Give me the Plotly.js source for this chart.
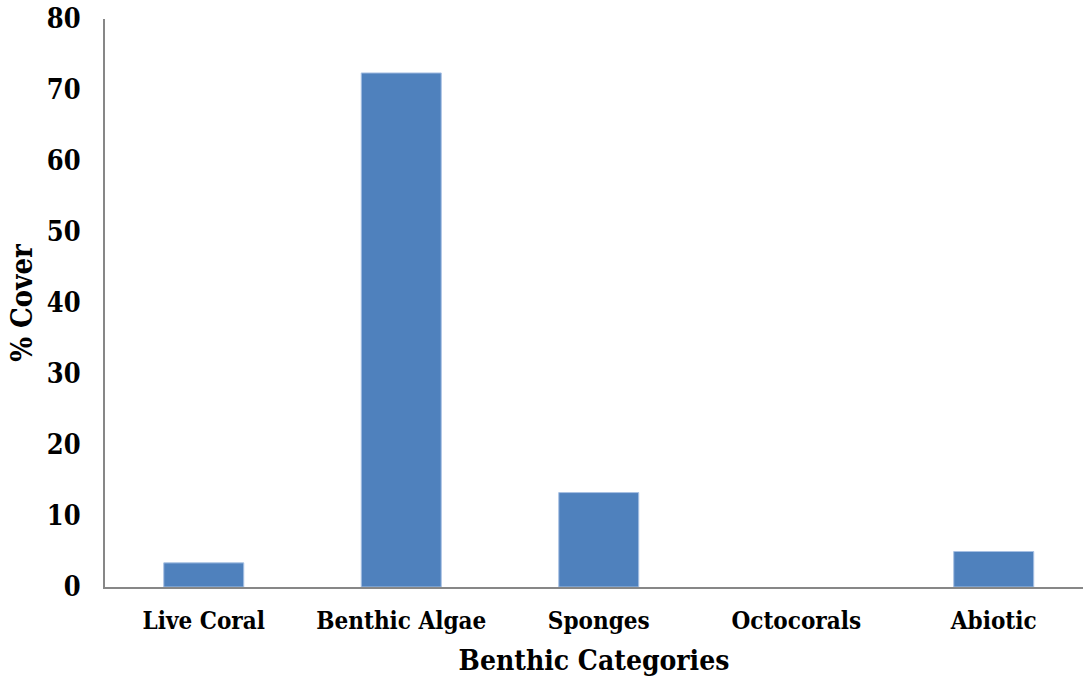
<!DOCTYPE html>
<html>
<head>
<meta charset="utf-8">
<script src="https://cdn.plot.ly/plotly-3.0.1.min.js"></script>
<style>html,body{margin:0;padding:0;background:#fff;overflow:hidden}#chart{width:1083px;height:681px}</style>
</head>
<body>
<div id="chart"></div>
<script>
const categories = ["Live Coral", "Benthic Algae", "Sponges", "Octocorals", "Abiotic"];
const cover = [3.4, 72.4, 13.3, 0, 5.0];
const yTicks = [0, 10, 20, 30, 40, 50, 60, 70, 80];

const FONT = "DejaVu Serif Condensed, DejaVu Serif, serif";

Plotly.newPlot("chart", [{
  type: "bar",
  x: categories,
  y: cover,
  marker: {color: "#4F81BD", line: {color: "#A7C0E3", width: cover.map(v => v > 0 ? 1 : 0)}},
  hoverinfo: "x+y"
}], {
  width: 1083,
  height: 681,
  margin: {l: 104.5, r: 0, t: 19, b: 93.5},
  paper_bgcolor: "#fff",
  plot_bgcolor: "#fff",
  bargap: 0.595,
  showlegend: false,
  font: {family: FONT, color: "#000"},
  xaxis: {
    range: [-0.5, 4.452],
    showline: true, linecolor: "#878787", linewidth: 2,
    showgrid: false, zeroline: false,
    ticks: "", ticklabelstandoff: 11,
    tickfont: {family: FONT, size: 24, color: "#000", weight: "bold"},
    title: {text: "<b>Benthic Categories</b>", font: {family: FONT, size: 28, color: "#000"}, standoff: 17}
  },
  yaxis: {
    range: [0, 80],
    tickvals: yTicks,
    showline: true, linecolor: "#878787", linewidth: 2,
    showgrid: false, zeroline: false,
    ticks: "", ticklabelstandoff: 17,
    tickfont: {family: FONT, size: 27, color: "#000", weight: "bold"},
    title: {text: "<b>% Cover</b>", font: {family: FONT, size: 29, color: "#000"}, standoff: 6}
  }
}, {displayModeBar: false, staticPlot: true});
</script>
</body>
</html>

-------

Write out every line above exactly as it is, leaving out the pictures.

Give me the Plotly.js source for this chart.
<!DOCTYPE html>
<html>
<head>
<meta charset="utf-8">
<script src="https://cdn.plot.ly/plotly-3.0.1.min.js"></script>
<style>html,body{margin:0;padding:0;background:#fff;overflow:hidden}#chart{width:1083px;height:681px}</style>
</head>
<body>
<div id="chart"></div>
<script>
const categories = ["Live Coral", "Benthic Algae", "Sponges", "Octocorals", "Abiotic"];
const cover = [3.4, 72.4, 13.3, 0, 5.0];
const yTicks = [0, 10, 20, 30, 40, 50, 60, 70, 80];

const FONT = "DejaVu Serif Condensed, DejaVu Serif, serif";

Plotly.newPlot("chart", [{
  type: "bar",
  x: categories,
  y: cover,
  marker: {color: "#4F81BD", line: {color: "#A7C0E3", width: cover.map(v => v > 0 ? 1 : 0)}},
  hoverinfo: "x+y"
}], {
  width: 1083,
  height: 681,
  margin: {l: 104.5, r: 0, t: 19, b: 93.5},
  paper_bgcolor: "#fff",
  plot_bgcolor: "#fff",
  bargap: 0.595,
  showlegend: false,
  font: {family: FONT, color: "#000"},
  xaxis: {
    range: [-0.5, 4.452],
    showline: true, linecolor: "#878787", linewidth: 2,
    showgrid: false, zeroline: false,
    ticks: "", ticklabelstandoff: 11,
    tickfont: {family: FONT, size: 24, color: "#000", weight: "bold"},
    title: {text: "<b>Benthic Categories</b>", font: {family: FONT, size: 28, color: "#000"}, standoff: 17}
  },
  yaxis: {
    range: [0, 80],
    tickvals: yTicks,
    showline: true, linecolor: "#878787", linewidth: 2,
    showgrid: false, zeroline: false,
    ticks: "", ticklabelstandoff: 17,
    tickfont: {family: FONT, size: 27, color: "#000", weight: "bold"},
    title: {text: "<b>% Cover</b>", font: {family: FONT, size: 29, color: "#000"}, standoff: 6}
  }
}, {displayModeBar: false, staticPlot: true});
</script>
</body>
</html>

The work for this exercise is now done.